In a parallel universe, someone has taken Pete Doherty’s cultural obsessions and musical touchpoints and made beguiling music that explores Englishness in a subtle, intelligent and sensitive fashion. For the mine in which Doherty has laboured since the early days of the Libertines is a potentially rich one indeed – Grace / Wastelands finds him quoting Quentin Crisp and Wilde, and evoking 40s swing and louche, smoky nightspots, Tony Hancock and the classic sitcom, and the togs of yesteryear. The trouble is, Doherty has yet again failed to hit the richest seam.
Still, at least he hasn’t added to the monstrous slagheap that is the rest of his work post-Libertines. Instead, Grace/Wastelands is a curiously flat album. The melody and the shuffling beat that open recent single ‘Last Of The English Roses’ at first make you think, bizarrely enough, of Gorillaz’ ‘Clint Eastwood’. The feeling doesn’t last. ‘Salome’, far from being Wildean, comes across like an acoustic Arctic Monkeys b-side. Doherty’s vocals still sound contrived, a thick and furry tongue making unnecessarily grandiose flickers around a stained and bleeding mouth, though admittedly it’s blessed with a little more clarity than of late.
‘New Love Grows On Trees’ is actually a Libertines track that’s as much as a decade old. In it, Doherty sings to Carl Barat, "If you’re still alive / when you’re twenty-five / shall I kill you like you asked me to?" It’s a line that sums up Doherty’s fatal flaw as songwriter and artist. His is still a deeply romantic, slightly teenage idea of destiny and fate, of friendship and love; his concept of Englishness naive. For a few moments of The Libertines, this undeniably gave the man some charisma. But after everything that’s happened since? This failure is best represented on ‘1939 Recurring’, an ode to his grandmother "going west", once as an evacuee in World War Two, and more recently to an old people’s home. There’s surely potential here for an affecting track that explores both our relationship with the past and a side of Doherty far removed from what we’ve come to know – but it’s an opportunity missed.
Part of the problem is in the finish. Whereas the Babyshambles material sounded like the desk was operated by a bunch of people more keen on refreshment than refinement, Grace / Wastelands is bizarrely overproduced.
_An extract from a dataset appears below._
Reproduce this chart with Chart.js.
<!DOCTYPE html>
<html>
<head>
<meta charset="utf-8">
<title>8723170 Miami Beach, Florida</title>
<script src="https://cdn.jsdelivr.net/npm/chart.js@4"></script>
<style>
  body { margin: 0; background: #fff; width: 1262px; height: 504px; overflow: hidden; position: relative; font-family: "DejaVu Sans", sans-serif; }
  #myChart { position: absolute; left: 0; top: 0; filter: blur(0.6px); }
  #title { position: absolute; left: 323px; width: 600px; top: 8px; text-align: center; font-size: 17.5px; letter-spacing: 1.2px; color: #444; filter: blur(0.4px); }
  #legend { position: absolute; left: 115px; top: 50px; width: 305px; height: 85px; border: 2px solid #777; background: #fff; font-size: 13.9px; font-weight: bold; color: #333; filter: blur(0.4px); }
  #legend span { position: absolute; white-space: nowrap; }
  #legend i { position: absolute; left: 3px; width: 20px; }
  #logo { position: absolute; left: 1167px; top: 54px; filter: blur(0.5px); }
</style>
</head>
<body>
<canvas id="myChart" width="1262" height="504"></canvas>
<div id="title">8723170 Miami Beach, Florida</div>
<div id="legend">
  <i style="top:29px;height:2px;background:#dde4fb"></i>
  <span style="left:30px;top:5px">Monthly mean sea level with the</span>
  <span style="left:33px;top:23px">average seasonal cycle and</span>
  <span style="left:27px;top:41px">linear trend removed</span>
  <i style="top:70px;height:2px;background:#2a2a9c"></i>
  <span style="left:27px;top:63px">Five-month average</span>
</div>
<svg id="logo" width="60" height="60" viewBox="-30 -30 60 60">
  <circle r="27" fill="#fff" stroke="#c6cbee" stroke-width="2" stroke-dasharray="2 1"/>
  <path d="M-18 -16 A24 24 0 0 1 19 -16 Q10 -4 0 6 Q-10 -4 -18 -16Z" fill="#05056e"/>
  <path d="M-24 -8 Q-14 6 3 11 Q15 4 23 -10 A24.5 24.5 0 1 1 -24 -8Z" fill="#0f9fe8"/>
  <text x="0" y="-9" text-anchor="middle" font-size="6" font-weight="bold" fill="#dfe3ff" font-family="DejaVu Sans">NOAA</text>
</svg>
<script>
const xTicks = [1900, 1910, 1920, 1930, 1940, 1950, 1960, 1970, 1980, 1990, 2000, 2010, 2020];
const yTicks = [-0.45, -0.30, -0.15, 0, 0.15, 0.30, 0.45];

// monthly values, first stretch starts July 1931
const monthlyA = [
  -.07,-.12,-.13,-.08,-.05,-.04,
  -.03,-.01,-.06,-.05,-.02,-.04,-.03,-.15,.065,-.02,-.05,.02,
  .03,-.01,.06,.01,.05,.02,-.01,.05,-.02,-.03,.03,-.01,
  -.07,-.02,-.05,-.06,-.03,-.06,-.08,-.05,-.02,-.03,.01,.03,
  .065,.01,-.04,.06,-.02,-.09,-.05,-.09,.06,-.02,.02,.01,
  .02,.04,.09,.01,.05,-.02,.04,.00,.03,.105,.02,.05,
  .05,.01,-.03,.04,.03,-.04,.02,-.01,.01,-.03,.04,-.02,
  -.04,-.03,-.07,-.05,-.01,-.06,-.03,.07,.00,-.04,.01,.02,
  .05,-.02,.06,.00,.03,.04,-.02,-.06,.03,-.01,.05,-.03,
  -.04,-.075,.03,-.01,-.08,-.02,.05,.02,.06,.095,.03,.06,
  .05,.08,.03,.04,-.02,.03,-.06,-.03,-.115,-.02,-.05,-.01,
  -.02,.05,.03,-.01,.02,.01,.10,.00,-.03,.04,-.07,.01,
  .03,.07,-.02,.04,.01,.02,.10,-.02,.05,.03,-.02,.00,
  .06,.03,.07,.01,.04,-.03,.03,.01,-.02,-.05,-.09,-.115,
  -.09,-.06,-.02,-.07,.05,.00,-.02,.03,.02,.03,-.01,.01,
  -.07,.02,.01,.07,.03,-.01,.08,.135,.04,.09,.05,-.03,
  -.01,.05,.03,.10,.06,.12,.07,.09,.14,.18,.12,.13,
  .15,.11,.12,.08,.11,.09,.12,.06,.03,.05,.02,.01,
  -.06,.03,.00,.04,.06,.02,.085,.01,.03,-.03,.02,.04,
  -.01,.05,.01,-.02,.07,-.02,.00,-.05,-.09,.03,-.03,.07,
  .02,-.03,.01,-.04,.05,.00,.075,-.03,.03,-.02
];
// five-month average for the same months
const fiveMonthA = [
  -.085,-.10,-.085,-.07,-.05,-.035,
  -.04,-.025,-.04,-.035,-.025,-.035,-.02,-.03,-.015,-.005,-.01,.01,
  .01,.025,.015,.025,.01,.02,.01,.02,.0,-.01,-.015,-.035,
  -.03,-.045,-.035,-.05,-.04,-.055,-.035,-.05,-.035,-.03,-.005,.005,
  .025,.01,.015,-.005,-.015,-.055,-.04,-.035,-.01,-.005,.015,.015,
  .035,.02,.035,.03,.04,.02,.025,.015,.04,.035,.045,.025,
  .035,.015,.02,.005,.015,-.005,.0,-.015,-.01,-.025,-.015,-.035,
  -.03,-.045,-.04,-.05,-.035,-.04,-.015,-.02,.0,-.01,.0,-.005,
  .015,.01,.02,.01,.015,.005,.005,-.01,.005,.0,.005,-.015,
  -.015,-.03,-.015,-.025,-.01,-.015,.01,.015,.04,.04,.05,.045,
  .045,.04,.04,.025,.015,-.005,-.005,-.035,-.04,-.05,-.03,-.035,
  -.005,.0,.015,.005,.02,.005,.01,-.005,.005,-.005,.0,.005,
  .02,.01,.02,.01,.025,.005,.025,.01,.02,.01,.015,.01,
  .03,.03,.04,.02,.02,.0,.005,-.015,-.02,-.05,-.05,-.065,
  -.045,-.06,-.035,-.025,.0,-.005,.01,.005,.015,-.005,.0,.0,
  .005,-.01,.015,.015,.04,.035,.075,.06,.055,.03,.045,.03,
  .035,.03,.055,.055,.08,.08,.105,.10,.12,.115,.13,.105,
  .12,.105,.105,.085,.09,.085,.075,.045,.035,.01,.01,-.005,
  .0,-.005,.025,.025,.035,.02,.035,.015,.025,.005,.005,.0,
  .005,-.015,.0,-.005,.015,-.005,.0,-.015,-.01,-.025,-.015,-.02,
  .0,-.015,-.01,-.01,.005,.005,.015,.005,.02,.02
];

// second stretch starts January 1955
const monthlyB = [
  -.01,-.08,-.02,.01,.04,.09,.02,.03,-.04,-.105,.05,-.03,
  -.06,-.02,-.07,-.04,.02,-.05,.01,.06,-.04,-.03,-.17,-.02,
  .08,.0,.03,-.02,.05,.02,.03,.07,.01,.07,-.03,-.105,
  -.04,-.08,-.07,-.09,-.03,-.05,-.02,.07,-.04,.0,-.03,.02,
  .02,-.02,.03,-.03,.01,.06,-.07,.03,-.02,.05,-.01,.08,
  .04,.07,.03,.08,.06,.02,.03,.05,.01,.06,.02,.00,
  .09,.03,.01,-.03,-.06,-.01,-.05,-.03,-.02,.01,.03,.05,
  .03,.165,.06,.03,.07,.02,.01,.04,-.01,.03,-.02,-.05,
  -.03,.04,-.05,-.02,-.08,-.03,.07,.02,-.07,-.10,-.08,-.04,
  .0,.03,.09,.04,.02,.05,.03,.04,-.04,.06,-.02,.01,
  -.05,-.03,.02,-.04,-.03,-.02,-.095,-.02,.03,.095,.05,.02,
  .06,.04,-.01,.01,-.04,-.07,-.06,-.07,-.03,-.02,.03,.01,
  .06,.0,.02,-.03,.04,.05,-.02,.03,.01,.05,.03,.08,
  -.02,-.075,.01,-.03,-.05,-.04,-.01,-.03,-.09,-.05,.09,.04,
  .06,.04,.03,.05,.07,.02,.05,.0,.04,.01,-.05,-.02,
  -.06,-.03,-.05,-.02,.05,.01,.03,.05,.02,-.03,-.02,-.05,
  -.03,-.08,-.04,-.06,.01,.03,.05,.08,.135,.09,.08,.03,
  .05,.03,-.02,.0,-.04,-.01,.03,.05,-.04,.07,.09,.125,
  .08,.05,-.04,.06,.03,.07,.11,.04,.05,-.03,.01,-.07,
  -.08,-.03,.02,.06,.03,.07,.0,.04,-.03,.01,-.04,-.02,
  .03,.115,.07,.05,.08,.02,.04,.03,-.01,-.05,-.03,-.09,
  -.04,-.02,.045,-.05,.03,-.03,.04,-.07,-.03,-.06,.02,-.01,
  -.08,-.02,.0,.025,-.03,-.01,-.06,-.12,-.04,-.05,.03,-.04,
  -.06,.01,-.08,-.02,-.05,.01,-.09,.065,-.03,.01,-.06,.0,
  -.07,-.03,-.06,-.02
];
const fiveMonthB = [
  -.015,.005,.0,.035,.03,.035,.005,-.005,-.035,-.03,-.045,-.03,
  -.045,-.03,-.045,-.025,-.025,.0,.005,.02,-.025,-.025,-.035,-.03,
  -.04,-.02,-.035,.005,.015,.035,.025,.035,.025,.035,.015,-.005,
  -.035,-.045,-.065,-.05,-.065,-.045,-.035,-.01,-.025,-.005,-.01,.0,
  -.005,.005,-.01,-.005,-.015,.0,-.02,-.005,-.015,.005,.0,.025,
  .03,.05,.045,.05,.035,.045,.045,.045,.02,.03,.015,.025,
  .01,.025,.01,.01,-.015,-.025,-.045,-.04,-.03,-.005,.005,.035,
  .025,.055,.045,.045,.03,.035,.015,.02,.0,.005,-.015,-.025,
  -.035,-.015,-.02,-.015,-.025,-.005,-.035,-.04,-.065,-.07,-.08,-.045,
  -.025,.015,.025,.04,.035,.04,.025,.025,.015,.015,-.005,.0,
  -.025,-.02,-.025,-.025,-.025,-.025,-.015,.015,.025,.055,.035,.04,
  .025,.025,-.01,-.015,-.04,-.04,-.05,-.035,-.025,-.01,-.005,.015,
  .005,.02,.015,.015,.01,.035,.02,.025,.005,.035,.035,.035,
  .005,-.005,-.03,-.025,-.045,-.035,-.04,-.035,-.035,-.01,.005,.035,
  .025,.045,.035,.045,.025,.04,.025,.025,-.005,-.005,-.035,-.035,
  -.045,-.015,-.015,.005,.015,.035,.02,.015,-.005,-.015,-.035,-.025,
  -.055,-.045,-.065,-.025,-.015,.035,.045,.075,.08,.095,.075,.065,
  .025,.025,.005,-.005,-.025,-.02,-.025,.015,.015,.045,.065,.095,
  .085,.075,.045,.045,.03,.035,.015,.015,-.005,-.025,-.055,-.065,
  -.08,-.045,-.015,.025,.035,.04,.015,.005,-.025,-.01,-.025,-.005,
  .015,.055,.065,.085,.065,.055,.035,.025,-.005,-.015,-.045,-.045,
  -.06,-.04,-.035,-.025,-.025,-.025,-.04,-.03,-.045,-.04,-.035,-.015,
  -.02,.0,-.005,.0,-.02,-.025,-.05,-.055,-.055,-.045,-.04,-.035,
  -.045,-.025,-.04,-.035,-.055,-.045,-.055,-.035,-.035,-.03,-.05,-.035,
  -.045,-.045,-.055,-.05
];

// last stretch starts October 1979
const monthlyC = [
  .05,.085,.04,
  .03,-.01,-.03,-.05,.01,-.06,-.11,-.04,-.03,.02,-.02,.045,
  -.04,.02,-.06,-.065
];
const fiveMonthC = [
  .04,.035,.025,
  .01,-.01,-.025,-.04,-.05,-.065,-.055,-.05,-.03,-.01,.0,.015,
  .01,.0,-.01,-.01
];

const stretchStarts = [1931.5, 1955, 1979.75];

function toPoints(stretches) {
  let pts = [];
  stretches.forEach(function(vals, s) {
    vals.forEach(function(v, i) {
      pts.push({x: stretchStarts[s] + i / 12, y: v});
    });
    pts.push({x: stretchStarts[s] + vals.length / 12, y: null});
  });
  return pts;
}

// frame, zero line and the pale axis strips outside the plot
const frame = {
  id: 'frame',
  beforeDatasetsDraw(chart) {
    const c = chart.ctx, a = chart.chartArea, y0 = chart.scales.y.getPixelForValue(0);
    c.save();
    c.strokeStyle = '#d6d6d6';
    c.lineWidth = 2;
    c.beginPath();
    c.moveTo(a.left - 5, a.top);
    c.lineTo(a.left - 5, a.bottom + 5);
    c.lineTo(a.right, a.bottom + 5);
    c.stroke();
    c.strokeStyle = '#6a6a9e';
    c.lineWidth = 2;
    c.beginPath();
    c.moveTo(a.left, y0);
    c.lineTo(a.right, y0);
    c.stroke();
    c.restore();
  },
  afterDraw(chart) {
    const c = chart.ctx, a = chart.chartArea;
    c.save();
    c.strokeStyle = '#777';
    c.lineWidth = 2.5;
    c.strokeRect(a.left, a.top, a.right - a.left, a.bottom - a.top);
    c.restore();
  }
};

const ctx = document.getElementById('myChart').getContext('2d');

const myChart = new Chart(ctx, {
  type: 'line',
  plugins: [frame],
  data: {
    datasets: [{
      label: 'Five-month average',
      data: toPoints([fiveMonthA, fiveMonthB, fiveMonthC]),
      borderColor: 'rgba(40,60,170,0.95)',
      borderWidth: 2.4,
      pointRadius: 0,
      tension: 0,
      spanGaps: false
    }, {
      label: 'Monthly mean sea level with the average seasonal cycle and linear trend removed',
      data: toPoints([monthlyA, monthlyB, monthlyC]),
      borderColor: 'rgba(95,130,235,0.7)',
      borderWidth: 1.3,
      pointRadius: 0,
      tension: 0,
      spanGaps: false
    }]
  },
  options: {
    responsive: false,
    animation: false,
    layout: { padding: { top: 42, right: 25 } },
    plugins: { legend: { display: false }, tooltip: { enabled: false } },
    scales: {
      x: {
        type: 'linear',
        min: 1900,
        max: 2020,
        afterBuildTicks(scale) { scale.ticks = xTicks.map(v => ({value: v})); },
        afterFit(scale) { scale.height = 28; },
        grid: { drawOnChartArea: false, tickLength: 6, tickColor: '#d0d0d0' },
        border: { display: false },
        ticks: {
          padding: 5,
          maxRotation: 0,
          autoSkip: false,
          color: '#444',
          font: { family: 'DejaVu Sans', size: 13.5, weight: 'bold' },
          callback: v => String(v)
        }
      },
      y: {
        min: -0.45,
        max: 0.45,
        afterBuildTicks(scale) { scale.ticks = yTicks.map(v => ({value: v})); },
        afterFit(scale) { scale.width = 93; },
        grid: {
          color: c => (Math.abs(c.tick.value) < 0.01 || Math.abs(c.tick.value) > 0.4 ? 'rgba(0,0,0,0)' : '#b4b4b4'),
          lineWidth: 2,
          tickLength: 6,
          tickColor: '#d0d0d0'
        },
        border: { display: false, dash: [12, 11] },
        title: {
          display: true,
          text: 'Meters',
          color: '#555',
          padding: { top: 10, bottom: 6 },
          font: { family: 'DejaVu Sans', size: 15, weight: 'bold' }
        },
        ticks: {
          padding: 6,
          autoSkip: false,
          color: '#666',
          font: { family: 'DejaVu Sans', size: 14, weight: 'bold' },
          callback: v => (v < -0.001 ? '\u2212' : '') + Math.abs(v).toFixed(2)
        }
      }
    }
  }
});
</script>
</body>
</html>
The acoustic guitar is cold and anaemic, the string arrangements tacked on and sickly. This is presumably entirely opposite to what Doherty was intending on what could have been, at times, a thoughtful, reflective, deeply personal album. In the more rinky-dinky moments, what inspired The Libertines’ most pernicious legacy is unfortunately still all too obvious – wasted newsprint might rot, but The View are still very much with us.
There’s a brief flicker of life towards the end of the album in ‘Broken Love Song’, which is blessed with a terrific chorus that – for perhaps the only time – feels heartfelt. But then you realise it’s about living in a caravan under the Westway after your sniffy-nosed supermodel missus has chucked you out, and sympathy and interest fade.
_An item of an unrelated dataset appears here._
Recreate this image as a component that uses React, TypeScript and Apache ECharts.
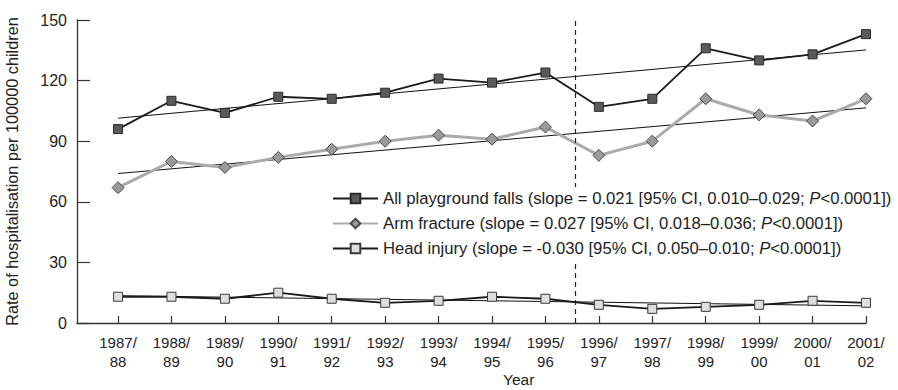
import React, { useEffect, useRef } from "react";
import * as echarts from "echarts";

// Season labels (two-line) along the x axis
const seasons = [
  "1987/\n88", "1988/\n89", "1989/\n90", "1990/\n91", "1991/\n92",
  "1992/\n93", "1993/\n94", "1994/\n95", "1995/\n96", "1996/\n97",
  "1997/\n98", "1998/\n99", "1999/\n00", "2000/\n01", "2001/\n02",
];

// Hospitalisation rates per 100000 children
const allFalls = [96, 110, 104, 112, 111, 114, 121, 119, 124, 107, 111, 136, 130, 133, 143];
const armFracture = [67, 80, 77, 82, 86, 90, 93, 91, 97, 83, 90, 111, 103, 100, 111];
const headInjury = [13, 13, 12, 15, 12, 10, 11, 13, 12, 9, 7, 8, 9, 11, 10];

// Fitted linear trends: [value at first season, value at last season]
const allFallsTrend = [101.4, 135.2];
const armFractureTrend = [74, 106.5];
const headInjuryTrend = [13.5, 8.5];

// Position of the dashed divider (between 1995/96 and 1996/97)
const dividerAt = 8.55;

const yTicks = [0, 30, 60, 90, 120, 150];

const seriesNames = ["All playground falls", "Arm fracture", "Head injury"];
const legendTexts: Record<string, [string, string]> = {
  "All playground falls": ["All playground falls (slope = 0.021 [95% CI, 0.010–0.029; ", "<0.0001])"],
  "Arm fracture": ["Arm fracture (slope = 0.027 [95% CI, 0.018–0.036; ", "<0.0001])"],
  "Head injury": ["Head injury (slope = -0.030 [95% CI, 0.050–0.010; ", "<0.0001])"],
};

const FONT = "'Liberation Sans', Arial, Helvetica, sans-serif";
const TEXT = "#222";
const LEGEND_SIZE = 16.7;

function toPoints(values: number[]) {
  return values.map((v, i) => [i, v]);
}

function trendPoints(t: number[]) {
  return [[0, t[0]], [seasons.length - 1, t[1]]];
}

export default function App() {
  const ref = useRef<HTMLDivElement>(null);

  useEffect(() => {
    if (!ref.current) return;
    const chart = echarts.init(ref.current, undefined, { renderer: "svg" });
    const idx = seasons.map((_, i) => i);

    const trendSeries = (t: number[], id: string) => ({
      type: "line",
      id,
      data: trendPoints(t),
      symbol: "none",
      silent: true,
      lineStyle: { color: "#111", width: 1 },
      z: 1,
    });

    chart.setOption({
      animation: false,
      backgroundColor: "#fff",
      textStyle: { fontFamily: FONT },
      grid: {
        left: 77,
        right: 32,
        top: 20,
        bottom: 67,
        containLabel: false,
        outerBoundsMode: "none",
      },
      // x-axis title, set a little right of the plot centre
      graphic: [
        {
          type: "text",
          left: 503,
          top: 371,
          style: {
            text: "Year",
            font: `15.5px ${FONT}`,
            fill: TEXT,
          },
        },
      ],
      xAxis: {
        type: "value",
        min: -0.768,
        max: seasons.length - 1,
        splitLine: { show: false },
        axisLine: { show: true, onZero: false, lineStyle: { color: "#333", width: 1.3 } },
        axisTick: {
          show: true,
          inside: true,
          length: 7,
          customValues: idx,
          lineStyle: { color: "#333", width: 1.2 },
        },
        axisLabel: {
          customValues: idx,
          fontFamily: FONT,
          fontSize: 15,
          color: TEXT,
          lineHeight: 19,
          margin: 10,
          formatter: (v: number) => seasons[Math.round(v)] ?? "",
        },
      },
      yAxis: {
        type: "value",
        min: yTicks[0],
        max: yTicks[yTicks.length - 1],
        interval: 30,
        name: "Rate of hospitalisation per 100000 children",
        nameLocation: "middle",
        nameGap: 57,
        nameTextStyle: { fontFamily: FONT, fontSize: 16.3, color: TEXT },
        splitLine: { show: false },
        axisLine: { show: true, onZero: false, lineStyle: { color: "#333", width: 1.3 } },
        axisTick: { show: true, inside: true, length: 13, lineStyle: { color: "#333", width: 1.2 } },
        axisLabel: { fontFamily: FONT, fontSize: 16, color: TEXT, margin: 10 },
      },
      legend: {
        data: seriesNames,
        orient: "vertical",
        left: 331,
        top: 187,
        z: 10,
        padding: [3, 4, 3, 1],
        backgroundColor: "#fff",
        itemWidth: 45,
        itemHeight: 12,
        itemGap: 8,
        selectedMode: false,
        formatter: (name: string) => {
          const [a, b] = legendTexts[name];
          return `{t|${a}}{i|P}{t|${b}}`;
        },
        textStyle: {
          fontFamily: FONT,
          fontSize: LEGEND_SIZE,
          color: TEXT,
          rich: {
            t: { fontFamily: FONT, fontSize: LEGEND_SIZE, color: TEXT, lineHeight: 18 },
            i: { fontFamily: FONT, fontSize: LEGEND_SIZE, color: TEXT, fontStyle: "italic", lineHeight: 18 },
          },
        },
      },
      series: [
        trendSeries(allFallsTrend, "trendAll"),
        trendSeries(armFractureTrend, "trendArm"),
        trendSeries(headInjuryTrend, "trendHead"),
        {
          type: "line",
          name: seriesNames[0],
          data: toPoints(allFalls),
          symbol: "rect",
          symbolSize: 9,
          lineStyle: { color: "#1a1a1a", width: 1.8 },
          itemStyle: { color: "#5a5a5a", borderColor: "#2a2a2a", borderWidth: 1 },
          z: 3,
          markLine: {
            silent: true,
            symbol: "none",
            label: { show: false },
            lineStyle: { color: "#222", width: 1.2, type: [5, 4] },
            data: [{ xAxis: dividerAt }],
          },
        },
        {
          type: "line",
          name: seriesNames[1],
          data: toPoints(armFracture),
          symbol: "diamond",
          symbolSize: 12,
          lineStyle: { color: "#ababab", width: 3 },
          itemStyle: { color: "#9a9a9a", borderColor: "#4a4a4a", borderWidth: 1 },
          z: 3,
        },
        {
          type: "line",
          name: seriesNames[2],
          data: toPoints(headInjury),
          symbol: "rect",
          symbolSize: 9,
          lineStyle: { color: "#1a1a1a", width: 1.8 },
          itemStyle: { color: "#dedede", borderColor: "#3a3a3a", borderWidth: 1 },
          z: 3,
        },
      ],
    });

    return () => chart.dispose();
  }, []);

  return (
    <div
      ref={ref}
      style={{ position: "absolute", left: 0, top: 0, width: 898, height: 390 }}
    />
  );
}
Doherty’s own ego, intelligence and sense of self, warped by drug abuse, seem to have left him immature and half-formed, with little grasp of his place in the world. Bump into him stumbling around East London, and you’ll see a man convinced he’s a flâneur tramping Arcadia, rather than wandering past fashion students on the the piss-soaked streets of a once great city enslaved by chain shops and commerce.
Ultimately, Grace / Wastelands doesn’t even deserve to be a recipient of critical opprobrium. It’s nowhere near as bad as the two Babyshambles albums; but then again, very few things are. It’s merely a slightly middle-of-the-road record that never quite manages to define what it wants to be. Therein lies its biggest surprise. What happens next for the Major’s son is anyone’s guess, but on this evidence he won’t be going out with the bang anticipated by the coffin-chasing tabloids… but instead, shuffling into obscurity with something of a whimper.